Foreign Currency Headwinds:
Approximately 61% of Procter & Gamble’s sales come from outside the United States.  This creates a variety of foreign currency challenges for the company, especially since the US dollar (the company’s reporting currency) has strengthened significantly in the last year.  In fact, the company expects to take an approximately $1.4 billion hit to earnings in 2015 because of the strong US dollar.  This is significant considering PG’s total earnings are only around $11.6 billion per year.  Foreign currencies have weakened versus the US dollar for a variety of reasons.  For example, the US economy is recovering from the global financial crisis quicker than other economies, and while the US is beginning to reduce accommodative monetary policies, non-US economies are still introducing more accommodative policies.  Regardless, recent currency volatility will eventually decline, and P&G will also tweak its foreign currency hedging programs.  The result will be less foreign currency challenges, and P&G’s earnings will pop up.  Also, there could be quarters and years in the future where PG’s earnings are helped by foreign currency moves in which case earnings will pop up even more.

Restructuring:
P&G is currently in the process of shedding a variety of less profitable brands.  According to CEO A.G. Lafley:

"P&G will become a simpler, more focused Company of 70 to 80 brands, organized into about a dozen businesses and four industry-based sectors. We will compete in businesses that are structurally attractive and best leverage our core capabilities.  Within these businesses, we will focus on leading brands or brands with leadership potential, marketed in the right countries where the size of prize and probability of winning is highest, with products that sell. We will discontinue or divest businesses, brands, product lines, and unproductive products that are structurally unattractive or that don’t fully play to our strengths… The 90 to 100 brands we plan to exit have declining sales of -3%, declining profits of -16% and half the average Company margin during the past three years."

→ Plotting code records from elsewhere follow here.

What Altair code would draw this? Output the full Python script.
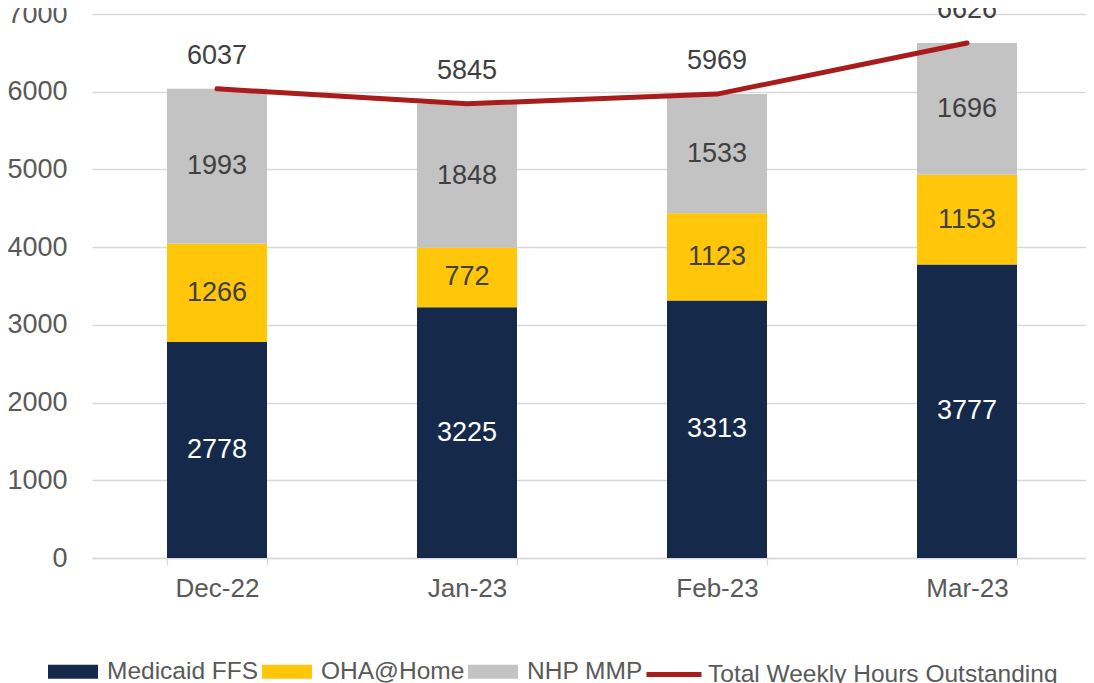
import altair as alt
import pandas as pd

months = ["Dec-22", "Jan-23", "Feb-23", "Mar-23"]
medicaid_ffs = [2778, 3225, 3313, 3777]
oha_home = [1266, 772, 1123, 1153]
nhp_mmp = [1993, 1848, 1533, 1696]
totals = [6037, 5845, 5969, 6626]

series_names = ["Medicaid FFS", "OHA@Home", "NHP MMP", "Total Weekly Hours Outstanding"]
series_colors = ["#15294B", "#FFC60A", "#C3C3C3", "#A81C1C"]
label_colors = ["#FFFFFF", "#404040", "#404040"]

FONT = "Liberation Sans"
NUM_SIZE = 27

rows = []
for i, m in enumerate(months):
    base = 0
    for j, vals in enumerate([medicaid_ffs, oha_home, nhp_mmp]):
        v = vals[i]
        rows.append({"month": m, "series": series_names[j], "order": j,
                     "start": base, "end": base + v, "mid": base + v / 2,
                     "value": v, "tcolor": label_colors[j]})
        base += v
bars_df = pd.DataFrame(rows)
tot_df = pd.DataFrame({"month": months, "total": totals})

LINE_NAME = series_names[3]
is_line = f"datum.value === '{LINE_NAME}'"

x_enc = alt.X(
    "month:N", sort=months,
    scale=alt.Scale(paddingInner=0.6, paddingOuter=0.3, range=[0, 1000]),
    axis=alt.Axis(title=None, labelAngle=0, tickBand="extent", ticks=True,
                  tickSize=7, tickColor="#D9D9D9", tickWidth=1.3,
                  domainColor="#D9D9D9", domainWidth=1.3,
                  labelFont=FONT, labelFontSize=26, labelColor="#595959",
                  labelPadding=10, grid=False),
)
y_scale = alt.Scale(domain=[0, 7000], nice=False)

legend = alt.Legend(
    orient="none", legendX=-46.5, legendY=630, direction="horizontal", columns=4,
    title=None, labelFont=FONT, labelFontSize=24.5, labelColor="#595959",
    labelLimit=0, symbolSize=2500, labelOffset=6.5, columnPadding=-7, padding=0,
    symbolType=alt.ExprRef(expr=f"{is_line} ? 'M-1.1,0H1.1' : 'M-1,-0.28H1V0.28H-1Z'"),
    symbolStrokeColor=alt.ExprRef(expr=f"{is_line} ? '{series_colors[3]}' : 'transparent'"),
    symbolStrokeWidth=5,
    symbolOpacity=1,
)

bars = alt.Chart(bars_df).mark_bar(stroke=None).encode(
    x=x_enc,
    y=alt.Y("start:Q", scale=y_scale,
            axis=alt.Axis(title=None, values=list(range(0, 7001, 1000)), format="d",
                          grid=True, gridColor="#D9D9D9", gridWidth=1.3,
                          domain=False, ticks=False, labelFont=FONT,
                          labelFontSize=NUM_SIZE, labelColor="#595959",
                          labelPadding=25)),
    y2="end:Q",
    color=alt.Color("series:N", scale=alt.Scale(domain=series_names, range=series_colors),
                    legend=legend),
    order=alt.Order("order:Q"),
)

seg_text = alt.Chart(bars_df).mark_text(fontSize=NUM_SIZE, font=FONT, baseline="middle").encode(
    x=alt.X("month:N", sort=months),
    y=alt.Y("mid:Q", scale=y_scale),
    text=alt.Text("value:Q"),
    color=alt.Color("tcolor:N", scale=None, legend=None),
)

line = alt.Chart(tot_df).mark_line(strokeWidth=5, strokeCap="round", color=series_colors[3]).encode(
    x=alt.X("month:N", sort=months),
    y=alt.Y("total:Q", scale=y_scale),
)

tot_text = alt.Chart(tot_df).mark_text(fontSize=NUM_SIZE, font=FONT, baseline="middle", dy=-33,
                                       color="#404040").encode(
    x=alt.X("month:N", sort=months),
    y=alt.Y("total:Q", scale=y_scale),
    text=alt.Text("total:Q"),
)

chart = alt.layer(bars, seg_text, line, tot_text).properties(
    width=994, height=544,
    padding={"left": 84, "top": 6, "right": 0, "bottom": 125},
    autosize=alt.AutoSizeParams(type="none"),
).configure_view(stroke=None)

chart.save("out.html", embed_options={"renderer": "svg", "actions": False})
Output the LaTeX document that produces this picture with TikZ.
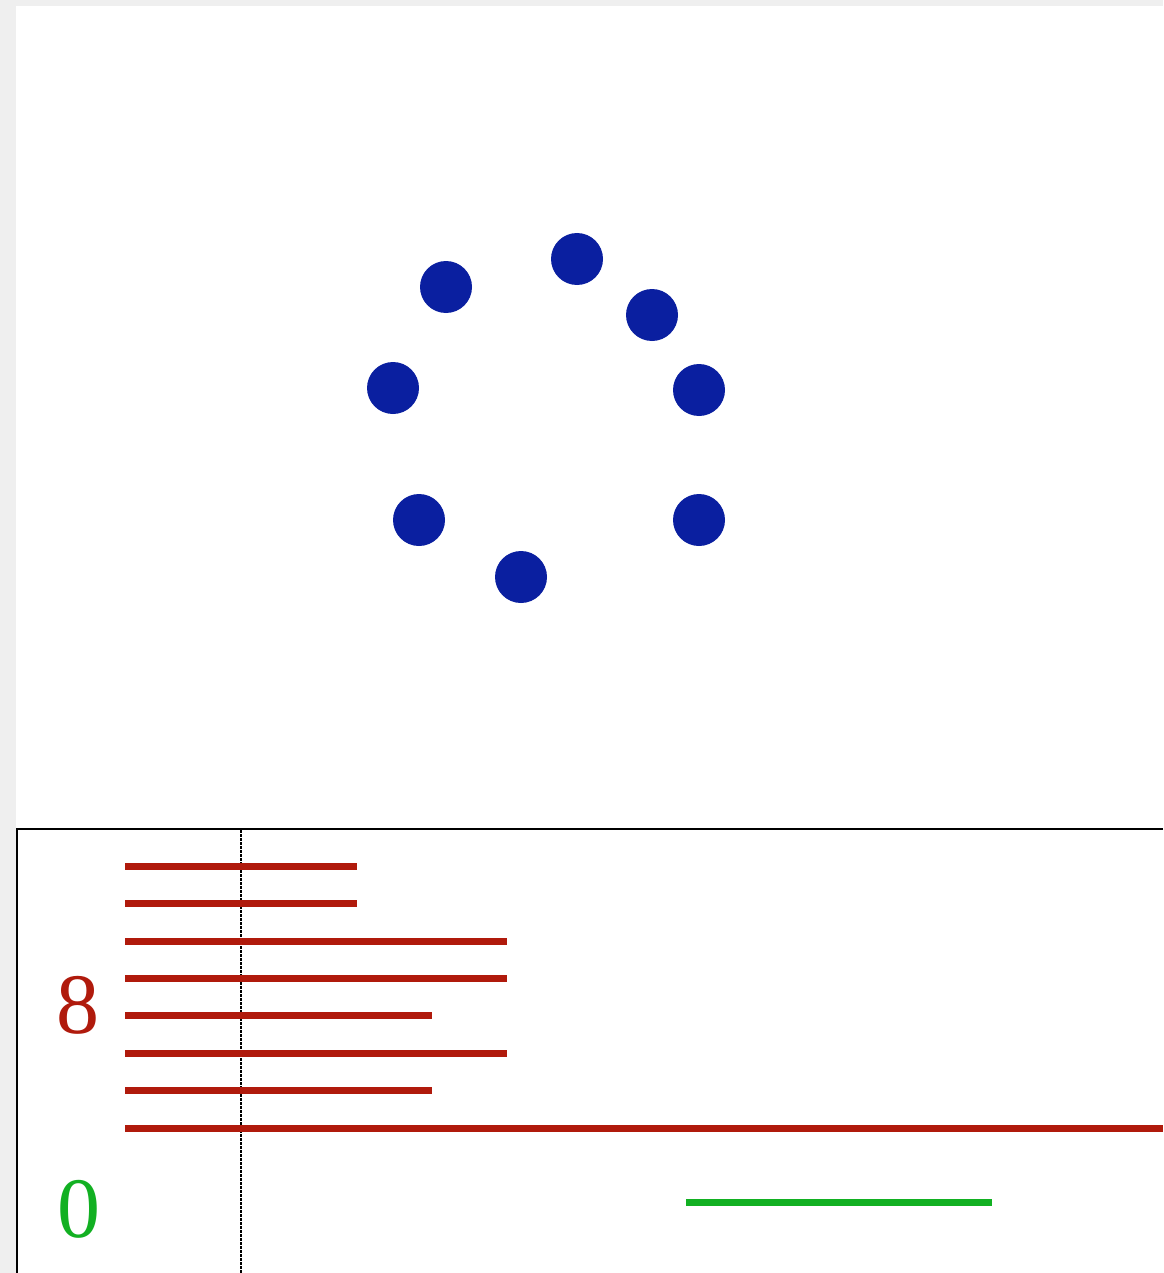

In addition to shedding some 90 to 100 brands, P&G is also in the middle of a multi-year productivity and cost-savings plan.  Per the company’s annual report:

"In 2012, the Company initiated a productivity and cost savings plan to reduce costs and better leverage scale in the areas of supply chain, research and development, marketing and overheads. The plan was designed to accelerate cost reductions by streamlining management decision making, manufacturing and other work processes to fund the Company's growth strategy.  As part of this plan, the Company expects to incur in excess of $4.5 billion in before-tax restructuring costs over a five-year period (from fiscal 2012 through fiscal 2016).  Approximately 62% of the costs have been incurred through the end of fiscal 2014. Savings generated from the restructuring costs are difficult to estimate, given the nature of the activities, the corollary benefits achieved (e.g., enrollment reduction achieved via normal attrition), the timing of the execution and the degree of reinvestment.  Overall, the costs and other non-manufacturing enrollment reductions are expected to deliver in excess of $2.8 billion in annual gross savings (before-tax). The cumulative before-tax savings realized through 2014 were approximately $1.4 billion."

P&G’s profitability will increase as the multi-year restructuring is completed and as less profitable brands are exited.  This helps create the room for significant upside to the current stock price.

Growth Opportunities:
In addition to restructuring, P&G does have some growth opportunities.  To some extent, P&G will grow as the total global population grows.  Additionally, the secular trend in emerging markets whereby populations move from rural to more urbanized and suburbanized areas benefits P&G because these populations tend to use more P&G products.

Additionally, P&G spent $2.0 billion on research and development in 2012, 2013 and 2014.  Examples of recent product introductions include the Fusion ProGlide (introduced four years ago, priced at the higher end of the premium segment, grew global share for 31 consecutive quarters, and reached $1 billion in sales faster than any other P&G brand in history) and Crest 3D White (a premium oral care regimen, has grown market share for 17 consecutive quarters, is a billion-dollar business, and is an important driver of toothpaste market share growth in developing markets).

Valuation:
We value PG at $99.79 using a discounted cash flow valuation.  We assume 2014 free cash flow of $10.11 billion grows at 3.5% in the future (conservative estimate roughly equal to global economic growth), $1.0 billion of the estimated $1.4B negative 2015 currency impact returns to a more neutral level of negative $0.4B (remember if the US dollar weakens it could actually help P&G), P&G restructuring amounts to $1.4 billion of additional annual cash flow (conservative estimate, less than P&G’s own estimate) and the required rate of return is 8.5% (long-term capital market assumption):
 [($10.11B x 1.035 + $1.0B + $1.4B) / (0.085 – 0.035) + 13.16B of cash ] / 2.71B shares = $99.79 per share.

As a double check, a “Dividend + Share Repurchase” model suggests the company is worth around $100.06 per share.  This valuation technique is relevant for PG because the company is very stable and consistently pays increasing dividend and buys back shares.  Here is the calculation:  [($6000 of share repurchase + $6900 of dividends) / (8.5% required return – 3.5% growth) + $13160 cash] / 2710 shares = $100.06 per share.

Conclusion:
Procter & Gamble has underperformed the S&P 500 by roughly 14% year-to-date, and trades more than 22% below its intrinsic value per our discounted cash flow valuation model.  A “dividend + share repurchase” discount model also suggests the stock is significantly undervalued.  PG stock is depressed as the company has been hampered by severe foreign currency headwinds (the US dollar is strong) and a variety of (soon-to-be eliminated) sub-optimal market ventures.  PG currently trades around $81.63 per share, and we believe it is worth more.  Our price target is $99.79 per share.